John Kiser : Cela nous rappelle que le pouvoir
algérien était considéré par les
islamistes comme un gouvernement à la solde de la France, et
qu'aujourd'hui l'Occident apparaît pour beaucoup d'islamistes
comme une force néocolonialiste qui soutient des gouvernements
tyranniques. L'histoire des moines révèle
également la diversité des musulmans : il y a
différentes sortes de musulmans comme il y a bien des
variétés de chrétiens. Il faut également
se rappeler que la violence ne se produit pas par hasard. C'est une
fièvre qui vient d'une société malade. La
violence de l'islam politique radical est une forme de
désespoir face à l'injustice ou à l'hypocrisie
des gouvernements, qui sont devenus insupportables à certains
éléments de la société. Le terrorisme est
aussi un rappel que les " saintes écritures " peuvent
être des armes redoutables entre les mains de ceux qui vivent
la haine au cœur : les leaders utilisent les " textes
sacrés " pour servir leurs objectifs politiques. Ils
peuvent souvent convertir habilement la colère de ceux qui
sont incultes (en matière religieuse) en sentiment de
supériorité morale et de bon droit. Au VIe siècle déjà, saint Benoît avait
repéré ce risque de dérapage du sentiment
religieux, lui qui, dans le chapitre 72 de sa Règle, met en
garde ses moines contre le " zèle amer " qui conduit
à l'Enfer.
France Catholique : Vous avez travaillé quatre ans
sur ce livre, en vous rendant sur place, à Tibhirine et
ailleurs en Algérie, en interrogeant tous les acteurs du drame
et les familles des moines. Quelle leçon retenez-vous au terme
de votre enquête ?
John Kiser : Les moines m'ont appris l'importance de
contrôler ses passions, surtout la colère, qui peut
facilement se transformer en haine déchaînée.

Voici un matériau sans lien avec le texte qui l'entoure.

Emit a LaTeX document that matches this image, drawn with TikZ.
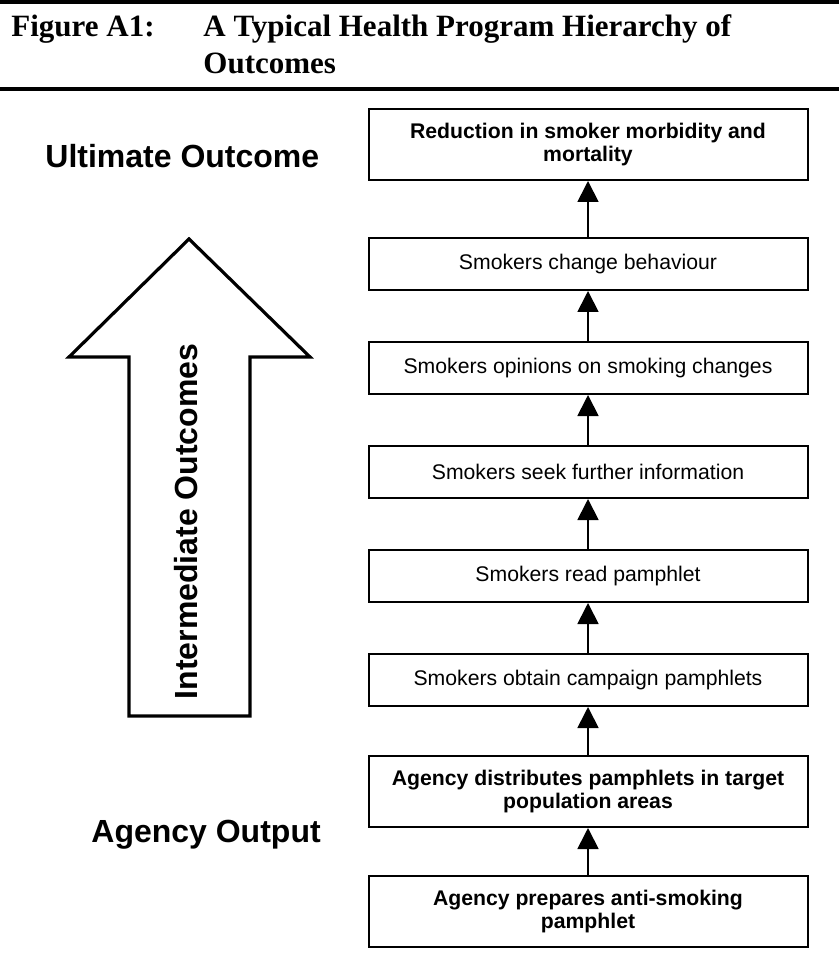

Personnellement, j'essaie de pratiquer les vertus de patience et de
maîtrise de soi. A l'inverse, les terroristes sont des gens
dominés par la colère. Les moyens qu'ils utilisent
montrent clairement qu'ils font partie des laissés-pour-compte
de leur société, et leur frustration les conduit
à utiliser jusqu'à leur propre corps comme moyen de
destruction. Mais s'ils appartenaient au club des " grands "
de ce monde, ils possèderaient des missiles et
préféreraient sûrement la guerre dite " conventionnelle ".

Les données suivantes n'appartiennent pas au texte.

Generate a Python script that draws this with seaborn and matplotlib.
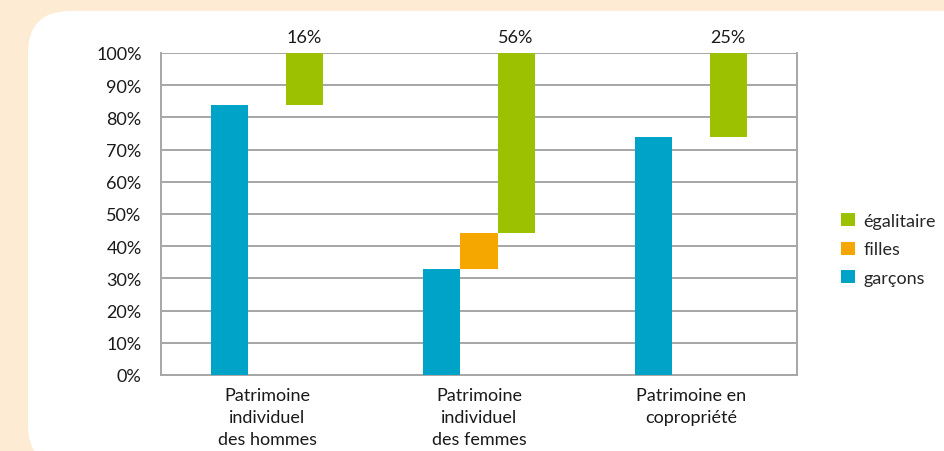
import matplotlib
matplotlib.use("Agg")
import matplotlib.pyplot as plt
import pandas as pd
import seaborn as sns
from matplotlib.patches import FancyBboxPatch

categories = [
    "Patrimoine\nindividuel\ndes hommes",
    "Patrimoine\nindividuel\ndes femmes",
    "Patrimoine en\ncopropriété",
]
series = ["garçons", "filles", "égalitaire"]
garcons = [84, 33, 74]
filles = [0, 11, 0]
egalitaire = [16, 56, 26]
top_labels = ["16%", "56%", "25%"]
colors = {"garçons": "#00A3C8", "filles": "#F5A700", "égalitaire": "#9BC100"}

# floating bars: each piece starts where the previous one ends
rows = []
for i, cat in enumerate(categories):
    bottom = 0
    for name, vals in zip(series, [garcons, filles, egalitaire]):
        rows.append(dict(category=cat, series=name, bottom=bottom, value=vals[i]))
        bottom += vals[i]
df = pd.DataFrame(rows)
df["top"] = df["bottom"] + df["value"]

sns.set_style("white")
plt.rcParams["font.family"] = ["Lato", "DejaVu Sans"]
FS = 13
TXT = "#1a1a1a"

fig = plt.figure(figsize=(9.44, 4.52), dpi=100)
fig.patch.set_facecolor("#FDEBD4")
W, H = 944, 452
# white rounded card behind the chart (in inches)
box = FancyBboxPatch(
    (0.28, -0.16), 12, 4.56,
    boxstyle="round,pad=0,rounding_size=0.42",
    transform=fig.dpi_scale_trans, facecolor="white", edgecolor="none",
    zorder=-5,
)
fig.patches.append(box)

ax = fig.add_axes([161 / W, 76 / H, 636 / W, 322 / H])
ax.set_facecolor("none")
sns.barplot(
    data=df, x="category", y="top", hue="series", hue_order=series,
    palette=colors, width=0.525, gap=0, linewidth=0, saturation=1,
    errorbar=None, ax=ax, zorder=3,
)
for container, name in zip(ax.containers, series):
    sub = df[df["series"] == name].reset_index(drop=True)
    for patch, (_, r) in zip(container.patches, sub.iterrows()):
        patch.set_y(r["bottom"])
        patch.set_height(r["value"])

# percentage labels above the égalitaire bars
for patch, lab in zip(ax.containers[2].patches, top_labels):
    ax.text(patch.get_x() + patch.get_width() / 2, 102.5, lab,
            ha="center", va="bottom", fontsize=FS, color=TXT)

ax.set_ylim(0, 100)
ax.set_yticks(range(0, 101, 10))
ax.set_yticklabels([f"{v}%" for v in range(0, 101, 10)], fontsize=FS, color=TXT)
ax.tick_params(axis="y", length=0, pad=14)
ax.tick_params(axis="x", length=0, pad=9, labelsize=FS, labelcolor=TXT)
for t in ax.get_xticklabels():
    t.set_linespacing(1.45)
ax.grid(axis="y", color="#A6A6A6", linewidth=1.4, zorder=0)
ax.set_axisbelow(True)
for s in ax.spines.values():
    s.set_color("#A6A6A6")
    s.set_linewidth(1.4)
ax.spines["top"].set_visible(False)
ax.set_xlabel("")
ax.set_ylabel("")

handles, labels = ax.get_legend_handles_labels()
ax.legend(
    handles[::-1], labels[::-1], loc="center left", bbox_to_anchor=(1.055, 0.39),
    frameon=False, fontsize=FS, handlelength=0.75, handleheight=0.75,
    handletextpad=0.5, labelspacing=0.68, borderpad=0,
)

fig.savefig("out.png", dpi=100, facecolor=fig.get_facecolor())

France Catholique : Justement, certains contestent la
thèse officielle qui attribue la mort des moines au GIA. Qu'en
pensez-vous ?
John Kiser : Dans mon livre, je présente toutes les
hypothèses sérieuses sur cette question et, dans la
version française, j'ai intégré les
dernières informations disponibles. Ce qui est certain, c'est
que ce ne sont pas les voisins des moines qui ont organisé
l'enlèvement. Au contraire, ils ont toujours supplié
les frères de rester parmi eux. A mes yeux, c'est cela le plus
important, car il y a là un message pour l'avenir : la
présence de communautés chrétiennes vraiment
évangéliques partageant la vie de voisins musulmans,
dans la durée, est féconde parce qu'elle
créé des liens d'amitié qui transcendent les
différences. Il semble que rien ne puisse remplacer les
rencontres interpersonnelles qui naissent d'une vie partagée
au quotidien, dans un village ou un quartier. Cette éducation
mutuelle, à travers les gestes de la vie courante, est le
meilleur antidote au " choc des civilisations ".